__EXERCISE DIRECTIONS__:
Write out the material exactly, leaving every picture behind.

__INFORMATION SUPPLIED__:

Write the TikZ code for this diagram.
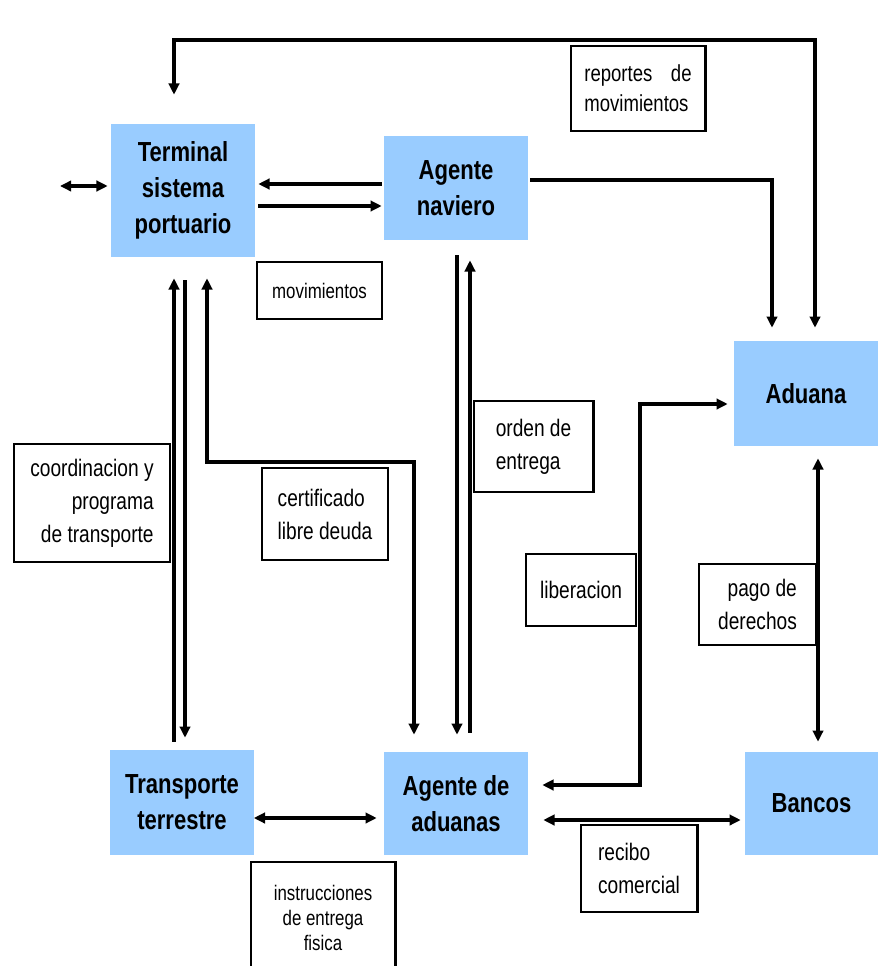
\documentclass[tikz,border=0pt]{standalone}
\usepackage{fontspec}
\setmainfont{Liberation Sans}[FakeStretch=0.8]
\usetikzlibrary{arrows.meta}

\definecolor{boxblue}{RGB}{153,204,255}

\tikzset{
  actor/.style={fill=boxblue, align=center, inner sep=0pt, minimum width=3.6cm,
    font=\bfseries\fontsize{19.6}{25.5}\selectfont},
  tag/.style={draw, line width=2.1pt, fill=white, inner sep=0pt,
    font=\fontsize{17}{23.5}\selectfont},
  smalltag/.style={tag, font=\fontsize{15}{17.8}\selectfont},
  flow/.style={line width=2.5pt, >={Triangle[length=0.28cm,width=0.26cm]}},
}

\begin{document}
\begin{tikzpicture}[x=0.025cm,y=-0.025cm]
      \useasboundingbox (0,0) rectangle (878,966);

      % actors
      \node[actor,minimum height=3.325cm] (term) at (183,190.5) {Terminal\\sistema\\portuario};
      \node[actor,minimum height=2.6cm] (nav) at (456,188) {Agente\\naviero};
      \node[actor,minimum height=2.625cm] (adu) at (806,393.5) {Aduana};
      \node[actor,minimum height=2.625cm,minimum width=3.575cm] (trans) at (182,802.5) {Transporte\\terrestre};
      \node[actor,minimum height=2.575cm] (agad) at (456,803.5) {Agente de\\aduanas};
      \node[actor,minimum height=2.575cm,minimum width=3.325cm] (banc) at (811.5,803.5) {Bancos};
      \coordinate (outside) at (60,186);

      % flows
      \draw[flow,<->,shorten >=0.075cm] (outside) -- (term.west |- outside);
      \draw[flow,->,shorten <=0.05cm,shorten >=0.075cm] (nav.west |- 0,184) -- (term.east |- 0,184);
      \draw[flow,->,shorten <=0.075cm,shorten >=0.05cm] (term.east |- 0,206) -- (nav.west |- 0,206);
      \draw[flow,<->,shorten <=0.725cm,shorten >=0.325cm] (term.north -| 174,0) -- (174,40) -- (815,40) -- (adu.north -| 815,0);
      \draw[flow,->,shorten <=0.05cm,shorten >=0.325cm] (nav.east |- 0,180) -- (772,180) -- (adu.north -| 772,0);
      \draw[flow,->,shorten <=0.2cm,shorten >=0.525cm] (trans.north -| 174,0) -- (term.south -| 174,0);
      \draw[flow,->,shorten <=0.575cm,shorten >=0.3cm] (term.south -| 185,0) -- (trans.north -| 185,0);
      \draw[flow,<->,shorten <=0.525cm,shorten >=0.425cm] (term.south -| 207,0) -- (207,462) -- (414,462) -- (agad.north -| 414,0);
      \draw[flow,->,shorten <=0.375cm,shorten >=0.425cm] (nav.south -| 457,0) -- (agad.north -| 457,0);
      \draw[flow,->,shorten <=0.475cm,shorten >=0.5cm] (agad.north -| 470,0) -- (nav.south -| 470,0);
      \draw[flow,<->,shorten <=0.15cm,shorten >=0.35cm] (adu.west |- 0,404) -- (640,404) -- (640,785) -- (agad.east |- 0,785);
      \draw[flow,<->,shorten <=0.3cm,shorten >=0.25cm] (adu.south -| 818,0) -- (banc.north -| 818,0);
      \draw[flow,<->,shorten <=0.375cm,shorten >=0.1cm] (agad.east |- 0,820) -- (banc.west |- 0,820);
      \draw[flow,<->,shorten >=0.175cm] (trans.east |- 0,818) -- (agad.west |- 0,818);

      % tags
      \node[tag,align=left,minimum width=3.35cm,minimum height=2.125cm,font=\fontsize{16.5}{21.3}\selectfont] (rep) at (638,88.5) {reportes\hspace{0.8em}de\\movimientos};
      \node[smalltag,minimum width=3.125cm,minimum height=1.425cm] (mov) at (319.5,290.5) {movimientos};
      \node[tag,align=right,minimum width=3.9cm,minimum height=2.95cm] (coord) at (92,503) {coordinacion y\\programa\\de transporte};
      \node[tag,align=left,minimum width=3.15cm,minimum height=2.3cm] (cert) at (325,514) {certificado\\libre deuda};
      \node[tag,align=left,minimum width=2.975cm,minimum height=2.275cm] (orden) at (533.5,446.5) {orden de\\entrega};
      \node[tag,minimum width=2.75cm,minimum height=1.8cm] (lib) at (581,590) {liberacion};
      \node[tag,align=right,minimum width=2.925cm,minimum height=2.025cm] (pago) at (757.5,604.5) {pago de\\derechos};
      \node[smalltag,align=center,minimum width=3.6cm,minimum height=2.8cm] (instr) at (323,918) {instrucciones\\de entrega\\fisica};
      \node[tag,align=left,minimum width=2.9cm,minimum height=2.175cm] (rec) at (639,868.5) {recibo\\comercial};
    \end{tikzpicture}
\end{document}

__WRITTEN SOLUTION__:
Write the TikZ code for this diagram.
\documentclass[tikz,border=0pt]{standalone}
\usepackage{fontspec}
\setmainfont{Liberation Sans}[FakeStretch=0.8]
\usetikzlibrary{arrows.meta}

\definecolor{boxblue}{RGB}{153,204,255}

\tikzset{
  actor/.style={fill=boxblue, align=center, inner sep=0pt, minimum width=3.6cm,
    font=\bfseries\fontsize{19.6}{25.5}\selectfont},
  tag/.style={draw, line width=2.1pt, fill=white, inner sep=0pt,
    font=\fontsize{17}{23.5}\selectfont},
  smalltag/.style={tag, font=\fontsize{15}{17.8}\selectfont},
  flow/.style={line width=2.5pt, >={Triangle[length=0.28cm,width=0.26cm]}},
}

\begin{document}
\begin{tikzpicture}[x=0.025cm,y=-0.025cm]
      \useasboundingbox (0,0) rectangle (878,966);

      % actors
      \node[actor,minimum height=3.325cm] (term) at (183,190.5) {Terminal\\sistema\\portuario};
      \node[actor,minimum height=2.6cm] (nav) at (456,188) {Agente\\naviero};
      \node[actor,minimum height=2.625cm] (adu) at (806,393.5) {Aduana};
      \node[actor,minimum height=2.625cm,minimum width=3.575cm] (trans) at (182,802.5) {Transporte\\terrestre};
      \node[actor,minimum height=2.575cm] (agad) at (456,803.5) {Agente de\\aduanas};
      \node[actor,minimum height=2.575cm,minimum width=3.325cm] (banc) at (811.5,803.5) {Bancos};
      \coordinate (outside) at (60,186);

      % flows
      \draw[flow,<->,shorten >=0.075cm] (outside) -- (term.west |- outside);
      \draw[flow,->,shorten <=0.05cm,shorten >=0.075cm] (nav.west |- 0,184) -- (term.east |- 0,184);
      \draw[flow,->,shorten <=0.075cm,shorten >=0.05cm] (term.east |- 0,206) -- (nav.west |- 0,206);
      \draw[flow,<->,shorten <=0.725cm,shorten >=0.325cm] (term.north -| 174,0) -- (174,40) -- (815,40) -- (adu.north -| 815,0);
      \draw[flow,->,shorten <=0.05cm,shorten >=0.325cm] (nav.east |- 0,180) -- (772,180) -- (adu.north -| 772,0);
      \draw[flow,->,shorten <=0.2cm,shorten >=0.525cm] (trans.north -| 174,0) -- (term.south -| 174,0);
      \draw[flow,->,shorten <=0.575cm,shorten >=0.3cm] (term.south -| 185,0) -- (trans.north -| 185,0);
      \draw[flow,<->,shorten <=0.525cm,shorten >=0.425cm] (term.south -| 207,0) -- (207,462) -- (414,462) -- (agad.north -| 414,0);
      \draw[flow,->,shorten <=0.375cm,shorten >=0.425cm] (nav.south -| 457,0) -- (agad.north -| 457,0);
      \draw[flow,->,shorten <=0.475cm,shorten >=0.5cm] (agad.north -| 470,0) -- (nav.south -| 470,0);
      \draw[flow,<->,shorten <=0.15cm,shorten >=0.35cm] (adu.west |- 0,404) -- (640,404) -- (640,785) -- (agad.east |- 0,785);
      \draw[flow,<->,shorten <=0.3cm,shorten >=0.25cm] (adu.south -| 818,0) -- (banc.north -| 818,0);
      \draw[flow,<->,shorten <=0.375cm,shorten >=0.1cm] (agad.east |- 0,820) -- (banc.west |- 0,820);
      \draw[flow,<->,shorten >=0.175cm] (trans.east |- 0,818) -- (agad.west |- 0,818);

      % tags
      \node[tag,align=left,minimum width=3.35cm,minimum height=2.125cm,font=\fontsize{16.5}{21.3}\selectfont] (rep) at (638,88.5) {reportes\hspace{0.8em}de\\movimientos};
      \node[smalltag,minimum width=3.125cm,minimum height=1.425cm] (mov) at (319.5,290.5) {movimientos};
      \node[tag,align=right,minimum width=3.9cm,minimum height=2.95cm] (coord) at (92,503) {coordinacion y\\programa\\de transporte};
      \node[tag,align=left,minimum width=3.15cm,minimum height=2.3cm] (cert) at (325,514) {certificado\\libre deuda};
      \node[tag,align=left,minimum width=2.975cm,minimum height=2.275cm] (orden) at (533.5,446.5) {orden de\\entrega};
      \node[tag,minimum width=2.75cm,minimum height=1.8cm] (lib) at (581,590) {liberacion};
      \node[tag,align=right,minimum width=2.925cm,minimum height=2.025cm] (pago) at (757.5,604.5) {pago de\\derechos};
      \node[smalltag,align=center,minimum width=3.6cm,minimum height=2.8cm] (instr) at (323,918) {instrucciones\\de entrega\\fisica};
      \node[tag,align=left,minimum width=2.9cm,minimum height=2.175cm] (rec) at (639,868.5) {recibo\\comercial};
    \end{tikzpicture}
\end{document}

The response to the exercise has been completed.